I think George's post is brilliant for addressing the need of music to be humanistic.  I completely agree that the best artworks contain contradictions, nuance, and heart.  Beauty formed from contrasts of the ugly and the pleasant, this is what both represents us and teaches us how to be better humans.  I have experienced these challenges in classical music, in popular music, in jazz music, in world music.  I have also found these elements of humanism in the "high" and "low" forms of painting, literature, film, theater, and dance.  It is wonderful to see a passionate reminder of why the arts are so important, especially as I get ready to argue against cuts to the arts in our local school board meeting tonight.

4 comments:

George Grella said...

I'm glad anyone reads what I write so thank you. I don't disagree with you, but I think we're talking about two related, but different things. It boils down to history and perspective, First, classical music has had hundreds of years to develop as an abstract art form, while pop most hasn't. Also, pop music is in large part a product of mass consumer culture, the commodification of thoughts and feelings packaged as lifestyles and subcultures. There's no cognate to that in classical music.

Second, I am at the tail end of the first generation of classical composers and musicians who grew up both surrounded by and making some money within pop music. I can even stretch this argument back to Mahler and Ives, who shoved pop music they both loved and hated into their pieces. The last couple generations of classical musicians have a deep context of pop music. Not even the likes of Paul Simon, Dave Matthews or Justin Beiber can compare. Meanwhile, read writing about "Music" most places and that writing can't even imagine something exists outside of pop music. Take a look at the Slate 2011 music roundup as a perfect example.

The result is humanist music on the one hand and not that on the other (you conflate humanism and humanitarianism, which are not the same). I can wrack my brains to think of where I can hear the complex juxtaposition of thoughts and feelings in the same moment of time you get in Ives and Mahler, and Rzeski and Dargel, in pop music, even stuff I love. Some songs when lyrics emphasized literacy and allusiveness, some Elvis Costello, some Dylan. What else? I'm not sure. It's because one form is about that juxtaposition (because it's abstract) and the other is about selling one idea. Gross generalizations, to be sure, but I don't have hundreds of pages with which to work them out.

Best

Scott said...

George, thanks for the comment! Can you explain what you mean by "abstract art form?" My understanding of abstract art is non-representational. In music this usually translates to a lack of extra-musical influence in the form of lyrics or program. But I have a feeling you mean something else.

How would you differentiate Ives appropriating marches with Sting appropriating Prokofiev?
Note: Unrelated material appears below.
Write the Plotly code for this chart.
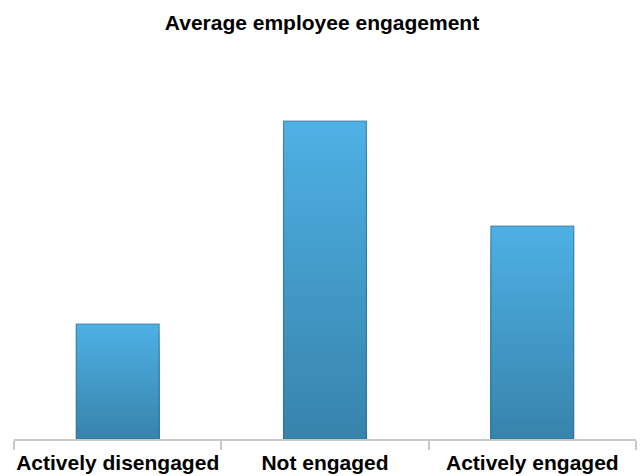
import plotly.graph_objects as go

categories = ["Actively disengaged", "Not engaged", "Actively engaged"]
values = [1.15, 3.18, 2.13]
title_text = "Average employee engagement"

N = 40
top_rgb = (78, 176, 228)
bot_rgb = (55, 132, 172)

fig = go.Figure()
# draw from tallest (top colour) to shortest (bottom colour) to form a gradient without gaps
for k in range(N, 0, -1):
    t = (k - 1) / (N - 1)
    c = tuple(round(b + (tp - b) * t) for b, tp in zip(bot_rgb, top_rgb))
    fig.add_trace(go.Bar(
        x=categories,
        y=[v * k / N for v in values],
        width=0.4,
        marker=dict(color="rgb(%d,%d,%d)" % c, line=dict(width=0)),
        hoverinfo="skip",
        showlegend=False,
    ))
# outline
fig.add_trace(go.Bar(
    x=categories, y=values, width=0.4,
    marker=dict(color="rgba(0,0,0,0)", line=dict(color="rgba(45,110,145,0.7)", width=1.2)),
    showlegend=False,
))

fig.update_layout(
    barmode="overlay",
    width=644, height=476,
    paper_bgcolor="white", plot_bgcolor="white",
    margin=dict(l=14, r=8, t=60, b=37, autoexpand=False),
    title=dict(text="<b>%s</b>" % title_text, x=0.5, xanchor="center", y=0.952, yanchor="middle",
               font=dict(family="Liberation Sans, Arial", size=21, color="black")),
    font=dict(family="Liberation Sans, Arial"),
)
fig.update_xaxes(
    showline=True, linecolor="#c8c8c8", linewidth=1.5,
    ticks="outside", tickson="boundaries", ticklen=9, tickcolor="#c8c8c8", tickwidth=1.5,
    tickfont=dict(size=21, color="black", family="Liberation Sans, Arial"),
    tickprefix="<b>", ticksuffix="</b>",
    tickangle=0, automargin=False,
    ticklabelstandoff=4,
    showgrid=False,
)
fig.update_yaxes(range=[0, 3.79], visible=False, showgrid=False)

fig.write_html("out.html")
Or all of the prog-rock experiments with symphonism?

I certainly grew up listening to all forms of music, playing in jazz, blues, and rock bands as well as orchestras and chamber ensembles, like many of my contemporaries. And nowadays it is normal for my students to include popular music on their recitals, showing much more openness to the canon than when I was a student. But I see many of these students also going into popular music instead of classical music. Are they classical musicians playing at pop, or popular musicians with a classical education?

Let's see, humanism focuses on ethics and justice, human values. Humanitarianism is a specific ethic of sympathy. So yes, I was guilty of conflating, and yet an example of humanitarianism in art is also an example of humanism, in that it exhibits one type of humanism.
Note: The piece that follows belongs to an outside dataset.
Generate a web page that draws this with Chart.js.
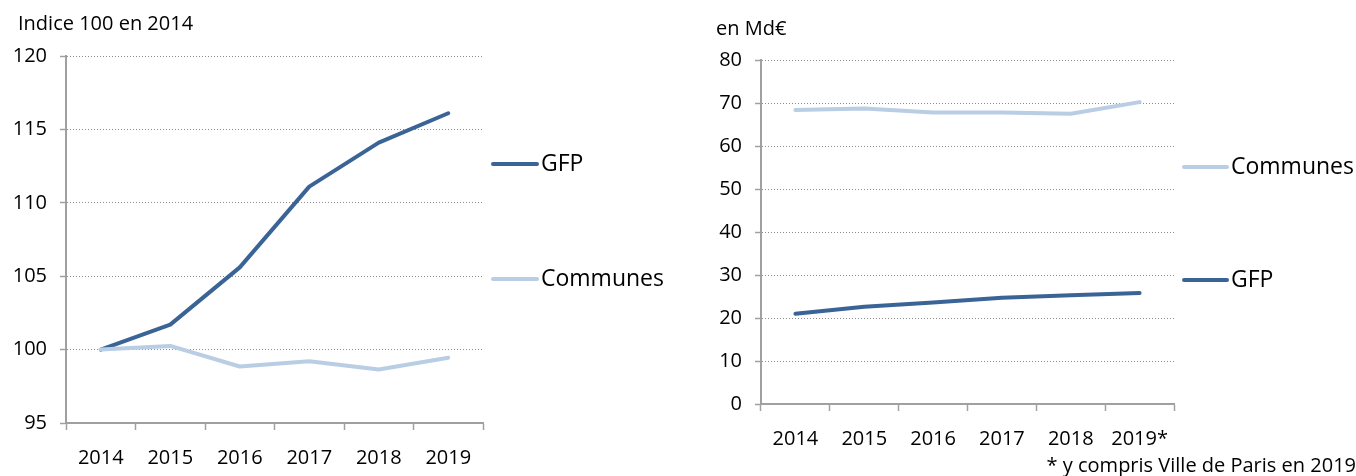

Here is one example of complex contradictions, from a song that I just analyzed, "Typical Situations" by Dave Matthews: http://musicalperceptions.blogspot.com/2012/03/learning-to-love-what-i-hated.html The verse sounds preachy and then with a light-hearted chorus. The subverting melodic line I mention in the post is purposefully arriving on dissonances, aural examples of nonconformity that contradict the lyrics. I say the song is nihilistic, but it doesn't take that as a pessimistic call to give up. Instead, there is a suggestion that this nihilism should lead us to a carpe diem philosophy. Is that not complex? On the same album, which I would argue as a unified work, like a song-cycle, there is a song about the horrors of drugs (Rhyme and Reason) and a song about how great drugs are (Jimi Thing). And yet each song contradicts itself. Rhyme and Reason ends with the user seeing heaven during his fix. Jimi Thing has implications of corruption within the melody and harmony, especially the G natural (a significant pitch throughout the album).

John Chittum said...

Again, this blog has my mind wracking. I wrote a long response, but it was "too long" according to Google. So, instead, i just want to ask a question- what makes classical "humanistic" and popular music not? And when/where is the dividing line? are madgrials just old popular music? what of estampies? what of William Byrd's virginal music, or Muzio Clementi's Sonatinas? what of Beatles "Revolution" or "Helter Skelter?" Or Peter Gabriel? ok, that was more than "a question." I apologize

i think generalizations along arbitrary categorical lines are dangerous. As is reading this blog while i've been drinking, after a party of mostly Jazz musicians discussing the finer philosophical points of the current jazz scene, and "how the hell do we make it in music these days anyway?!?"

Scott said...

John, I agree with you. The distinction is too simple. And philosophy should only be discussed after drinking.